Takei has the misfortune to share his day and month of birth with one of modern history’s worst villains. “I have a lot to atone for,” he said. “It’s also Hitler’s birthday. I share that birthday with the blackest villain in history. I had a friend that used to call me on my birthday to wish me Happy Adolf Day, but she stopped that after Columbine — they were celebrating Adolf Hitler’s birthday. So I was born on a very unhappy, historically dark day. If only my mother could have held me a little longer or pushed me out a little bit earlier, I would have been able to avoid that. But I have to be particularly good in this life in order to make up for that villain of history.”
Humans can also be villainous, and Takei explained the challenge and importance of not giving in to darker impulses to which humanity is prone. “We are still the human animal,” he said. “When we were savages, the two things that we had that made us succeed as a being were our creative minds and our aggressive quality. Our creative mind provided us with the idea of creating tools and weapons, sharpening a stick and making it into a spear. Our killer instincts helped us get our food and protect our kind. Our mind kept developing and coming up with new tools and weapons, but our killer instincts didn’t change. We kept developing without the killer instinct becoming more intelligent. So here we are with weaponry that can annihilate civilizations.

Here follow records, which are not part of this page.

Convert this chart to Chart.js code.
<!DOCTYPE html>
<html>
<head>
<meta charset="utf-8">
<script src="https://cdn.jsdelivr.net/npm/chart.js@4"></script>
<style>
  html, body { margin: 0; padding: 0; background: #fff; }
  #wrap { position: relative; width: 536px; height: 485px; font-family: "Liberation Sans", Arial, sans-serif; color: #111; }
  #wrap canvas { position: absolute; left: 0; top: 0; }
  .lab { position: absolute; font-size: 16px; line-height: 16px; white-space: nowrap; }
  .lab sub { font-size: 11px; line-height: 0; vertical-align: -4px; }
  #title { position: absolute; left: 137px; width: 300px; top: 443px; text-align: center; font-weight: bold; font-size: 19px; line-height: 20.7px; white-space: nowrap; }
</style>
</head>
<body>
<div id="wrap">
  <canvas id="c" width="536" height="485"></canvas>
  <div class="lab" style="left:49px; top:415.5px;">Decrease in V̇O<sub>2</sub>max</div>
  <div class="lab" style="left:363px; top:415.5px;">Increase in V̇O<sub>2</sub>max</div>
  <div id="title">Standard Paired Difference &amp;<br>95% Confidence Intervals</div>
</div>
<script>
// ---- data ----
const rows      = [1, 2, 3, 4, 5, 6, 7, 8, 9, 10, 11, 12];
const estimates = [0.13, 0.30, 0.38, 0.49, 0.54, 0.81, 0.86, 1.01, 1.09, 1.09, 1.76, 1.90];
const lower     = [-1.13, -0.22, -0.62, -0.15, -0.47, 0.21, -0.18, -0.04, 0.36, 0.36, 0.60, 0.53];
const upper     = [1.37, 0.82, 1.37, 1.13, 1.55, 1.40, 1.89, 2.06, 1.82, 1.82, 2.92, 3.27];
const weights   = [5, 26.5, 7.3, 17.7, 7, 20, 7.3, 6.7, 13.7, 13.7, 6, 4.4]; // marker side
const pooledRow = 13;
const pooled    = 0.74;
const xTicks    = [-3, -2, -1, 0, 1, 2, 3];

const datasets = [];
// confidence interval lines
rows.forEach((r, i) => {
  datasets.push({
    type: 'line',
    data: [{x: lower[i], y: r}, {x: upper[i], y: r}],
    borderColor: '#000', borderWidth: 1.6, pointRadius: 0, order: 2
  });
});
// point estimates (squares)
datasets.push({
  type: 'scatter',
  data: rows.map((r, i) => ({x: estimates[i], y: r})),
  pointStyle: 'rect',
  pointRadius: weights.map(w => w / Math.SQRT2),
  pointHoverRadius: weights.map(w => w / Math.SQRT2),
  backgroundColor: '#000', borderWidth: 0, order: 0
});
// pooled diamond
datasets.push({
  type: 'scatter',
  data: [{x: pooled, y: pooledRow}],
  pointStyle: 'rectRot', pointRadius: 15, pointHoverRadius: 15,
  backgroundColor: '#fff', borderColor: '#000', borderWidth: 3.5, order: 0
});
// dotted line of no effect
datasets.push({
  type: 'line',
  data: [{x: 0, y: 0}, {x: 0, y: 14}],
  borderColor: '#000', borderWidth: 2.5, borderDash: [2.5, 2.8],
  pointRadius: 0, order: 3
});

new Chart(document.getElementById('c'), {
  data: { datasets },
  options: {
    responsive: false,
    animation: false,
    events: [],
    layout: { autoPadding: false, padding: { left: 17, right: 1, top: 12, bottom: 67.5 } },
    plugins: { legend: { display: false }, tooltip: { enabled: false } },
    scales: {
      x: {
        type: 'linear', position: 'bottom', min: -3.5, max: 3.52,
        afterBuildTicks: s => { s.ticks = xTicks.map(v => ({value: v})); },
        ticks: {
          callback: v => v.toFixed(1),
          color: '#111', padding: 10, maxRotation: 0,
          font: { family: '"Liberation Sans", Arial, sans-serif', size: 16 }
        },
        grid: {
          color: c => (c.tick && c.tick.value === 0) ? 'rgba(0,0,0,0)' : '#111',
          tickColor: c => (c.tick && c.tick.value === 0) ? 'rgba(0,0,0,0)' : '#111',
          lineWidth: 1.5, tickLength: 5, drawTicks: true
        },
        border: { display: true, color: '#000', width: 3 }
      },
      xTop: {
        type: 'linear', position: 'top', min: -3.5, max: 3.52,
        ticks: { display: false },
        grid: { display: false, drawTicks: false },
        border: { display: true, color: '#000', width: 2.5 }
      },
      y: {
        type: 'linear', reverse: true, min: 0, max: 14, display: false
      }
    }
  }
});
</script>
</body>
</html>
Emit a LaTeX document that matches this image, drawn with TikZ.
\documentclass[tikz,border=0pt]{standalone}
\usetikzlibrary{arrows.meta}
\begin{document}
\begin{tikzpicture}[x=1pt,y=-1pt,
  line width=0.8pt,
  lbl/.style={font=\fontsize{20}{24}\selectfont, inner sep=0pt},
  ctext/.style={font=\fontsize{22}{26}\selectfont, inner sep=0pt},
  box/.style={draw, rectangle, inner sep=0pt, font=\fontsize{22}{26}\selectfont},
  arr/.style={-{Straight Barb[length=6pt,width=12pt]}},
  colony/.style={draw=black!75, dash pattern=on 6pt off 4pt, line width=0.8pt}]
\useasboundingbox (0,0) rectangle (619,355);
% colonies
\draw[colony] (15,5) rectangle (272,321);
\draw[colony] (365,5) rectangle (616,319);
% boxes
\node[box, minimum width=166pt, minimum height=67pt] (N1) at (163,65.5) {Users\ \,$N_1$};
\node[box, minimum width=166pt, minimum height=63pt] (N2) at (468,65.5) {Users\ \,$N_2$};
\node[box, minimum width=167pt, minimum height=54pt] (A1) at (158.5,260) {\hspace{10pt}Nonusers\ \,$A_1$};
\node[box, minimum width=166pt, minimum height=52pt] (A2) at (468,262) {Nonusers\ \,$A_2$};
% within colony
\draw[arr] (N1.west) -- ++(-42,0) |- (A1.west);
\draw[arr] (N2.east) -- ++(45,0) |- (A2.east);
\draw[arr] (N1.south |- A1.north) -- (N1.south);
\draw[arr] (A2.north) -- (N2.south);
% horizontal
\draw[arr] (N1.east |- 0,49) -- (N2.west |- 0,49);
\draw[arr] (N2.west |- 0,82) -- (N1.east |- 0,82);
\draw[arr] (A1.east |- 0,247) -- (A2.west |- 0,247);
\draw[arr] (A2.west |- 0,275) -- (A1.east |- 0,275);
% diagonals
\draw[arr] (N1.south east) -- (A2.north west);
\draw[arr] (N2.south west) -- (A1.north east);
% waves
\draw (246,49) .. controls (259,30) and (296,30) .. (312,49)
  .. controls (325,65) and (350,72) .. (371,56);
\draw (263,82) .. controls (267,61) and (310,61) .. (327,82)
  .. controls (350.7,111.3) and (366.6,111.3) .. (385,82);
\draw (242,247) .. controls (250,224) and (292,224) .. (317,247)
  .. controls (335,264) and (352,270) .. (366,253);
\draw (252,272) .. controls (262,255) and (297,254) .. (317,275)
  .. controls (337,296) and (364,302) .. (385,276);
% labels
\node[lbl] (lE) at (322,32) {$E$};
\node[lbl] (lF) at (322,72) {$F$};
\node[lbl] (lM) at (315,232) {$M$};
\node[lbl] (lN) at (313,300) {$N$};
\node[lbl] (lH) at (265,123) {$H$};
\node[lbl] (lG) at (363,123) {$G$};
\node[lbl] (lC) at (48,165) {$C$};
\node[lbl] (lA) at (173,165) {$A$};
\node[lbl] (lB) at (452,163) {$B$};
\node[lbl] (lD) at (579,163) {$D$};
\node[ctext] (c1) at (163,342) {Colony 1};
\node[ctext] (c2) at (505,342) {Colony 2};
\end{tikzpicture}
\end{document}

“We’ve now advanced to the point from the ’60s Civil Rights movement to where we now have an African-American President. But we still have something like the Trayvon Martin case, where an African-American, particularly a male, is born a suspect. We have this law that protects this kind of behavior motivated by the killer instinct. We are faced with the dilemma of our creative minds providing us with these weapons, without progressing equally in the diplomatic, problem-solving way. That’s the big challenge of our time and our future generation.”
Takei’s most recent project, The Allegiance Musical, the “story of love, war and heroism set during the Japanese-American internment of World War II,” will have its pre-Broadway premiere beginning September 19 at the Old Globe Theater in San Diego.
TrekToday wishes Mr. Takei a very happy birthday.